1998, 18 titres, 68 minutes. L'Opéra du Grand 8 !
Dans le paysage rap français, on aime à citer les IAM, Suprême NTM, MC Solaar comme les parangons d'une culture hip-hop riche. Mais Oxmo Puccino a son mot à dire sur cet échiquier prolifique. Les uns viennent de Marseille, les seconds de la capitale, les deux derniers sont des enfants d'immigrés africains venus s'établir dans la métropole dans les années 70. Et tous quatre nous ont abreuvé d'albums qui resteront dans les annales de la discipline comme des milestones indéfectibles.
Et Opéra Puccino est de ceux-là. Sans l'ombre d'un doute. Il est même selon moi plus qu'une pierre angulaire du rap français ; il outrepasse tout ce qui a pu se faire avant et après. Car Oxmo a à la fois une voix particulière mais une rime dissonante comme le faisait Renaud au début des années 80. Parfois il joue avec les mots en les faisant rimer, et à d'autres moments ils fournit une texture syntaxique beaucoup plus aléatoire (volontaire). Ainsi, l'écouter débiter ses textes, c'est faire face à de l'inattendu dans le domaine. Car hormis MC Solaar qui fit don de ses talents dès son premier album en 1991, je ne vois pas un autre artiste dans le rap français qui ait aussi bien manié la langue, les mots et les thèmes abordés.
Cet album est empli de tristesse, de gravité de ton, de prise(s) de conscience. Je dirais même qu'elles sont l'estampille de l'opus. Un peu plus d'une heure pendant lesquelles l'auditeur est face à des vérités, des biographies, des mises en exergue constantes. En somme on ne rigole pas, on ne blague pas. C'est du rap conscient ? oui complètement, ainsi que des mélodies et des textes qui frisent le sublime ("L'enfant seul", "Qui peut le nier !")
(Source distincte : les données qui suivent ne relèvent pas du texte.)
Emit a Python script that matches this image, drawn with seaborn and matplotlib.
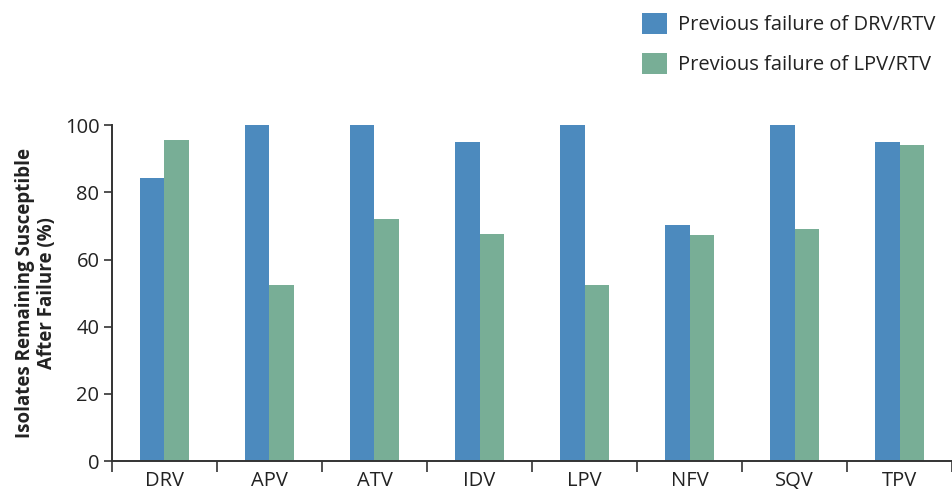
import numpy as np
import pandas as pd
import matplotlib.pyplot as plt
from matplotlib.ticker import FixedLocator
import seaborn as sns

sns.set_style("white")
plt.rcParams['font.family'] = ['Open Sans', 'DejaVu Sans']

drugs = ["DRV", "APV", "ATV", "IDV", "LPV", "NFV", "SQV", "TPV"]
drv_rtv = [84.2, 100, 100, 95.1, 100, 70.2, 100, 95.1]
lpv_rtv = [95.5, 52.4, 72.0, 67.7, 52.4, 67.4, 69.2, 94.2]
series = ["Previous failure of DRV/RTV", "Previous failure of LPV/RTV"]
colors = ["#4C8ABE", "#78AE96"]

df = pd.DataFrame({
    "drug": drugs * 2,
    "value": drv_rtv + lpv_rtv,
    "group": [series[0]] * len(drugs) + [series[1]] * len(drugs),
})

fig = plt.figure(figsize=(9.53, 4.91), dpi=100)
ax = fig.add_axes([0.1175, 0.061, 0.8815, 0.684])

sns.barplot(data=df, x="drug", y="value", hue="group", palette=colors,
            width=0.46, gap=0, saturation=1, linewidth=0, ax=ax)

ax.set_xlim(-0.5, len(drugs) - 0.5)
ax.set_ylim(0, 100)
ax.set_yticks([0, 20, 40, 60, 80, 100])
ax.tick_params(axis="y", direction="out", length=6, width=1.2, color="#333333",
               labelsize=14.5, labelcolor="#222222", pad=3, left=True)
ax.tick_params(axis="x", which="major", length=0, labelsize=14.5,
               labelcolor="#222222", pad=7)
ax.xaxis.set_minor_locator(FixedLocator(np.arange(-0.5, len(drugs), 1.0)))
ax.tick_params(axis="x", which="minor", direction="out", length=8, width=1.2,
               color="#333333", bottom=True)

for s in ["top", "right"]:
    ax.spines[s].set_visible(False)
for s in ["left", "bottom"]:
    ax.spines[s].set_color("#333333")
    ax.spines[s].set_linewidth(1.4)

ax.set_xlabel("")
ax.set_ylabel("Isolates Remaining Susceptible\nAfter Failure (%)",
              fontsize=13.5, fontweight="bold", color="#222222", labelpad=6,
              linespacing=1.1)

handles, labels = ax.get_legend_handles_labels()
ax.legend(handles, labels, loc="upper left", bbox_to_anchor=(0.665, 0.99),
          bbox_transform=fig.transFigure, frameon=False, fontsize=14.5,
          handlelength=1.25, handleheight=1.25, handletextpad=0.55,
          labelspacing=0.85, labelcolor="#222222", borderaxespad=0)

fig.savefig("out.png", dpi=100)
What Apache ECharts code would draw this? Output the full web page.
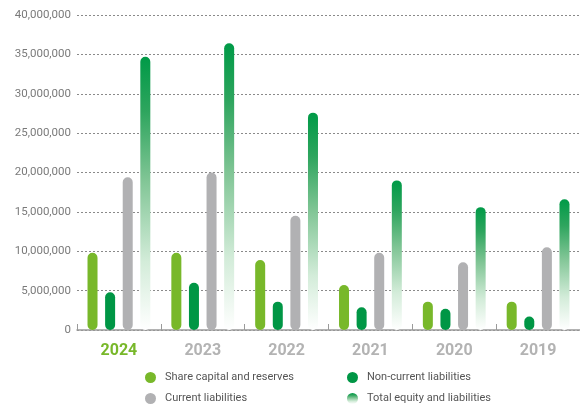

Pis, ce sont des paroles qui vont au-delà du rap, au-delà des frontières d'un genre, d'un style musical. Textes déclamés pour la plupart, parfois à la limite de l'accapella, Oxmo Puccino montre dès son premier essai toute l'étendue de ses qualités d'auteur et interprète. (il le prouvera encore avec The JazzBastards en 2006) Et même si "Mensongeur" ne gravite pas dans le même registre que le reste de la galette, n'en demeure pas moins qu'il est un titre qui donne la bougeotte, me rappelant à ma bonne mémoire des dancefloors quand j'étais au lycée en 1998.
Au sortir de Opéra Puccino, votre cerveau et vos oreilles se rappelleront des mélodies et paroles tissées au fil de soie, au débit à la fois lissé et accrocheur, tendre et sauvage tel le chat qui se couche pour mieux sauter à la gorge du chétif moineau.
Vous, moi, tout le monde est le moineau.
J'ai pris ma dose. Je peux aller me coucher. Apaisé et conscient.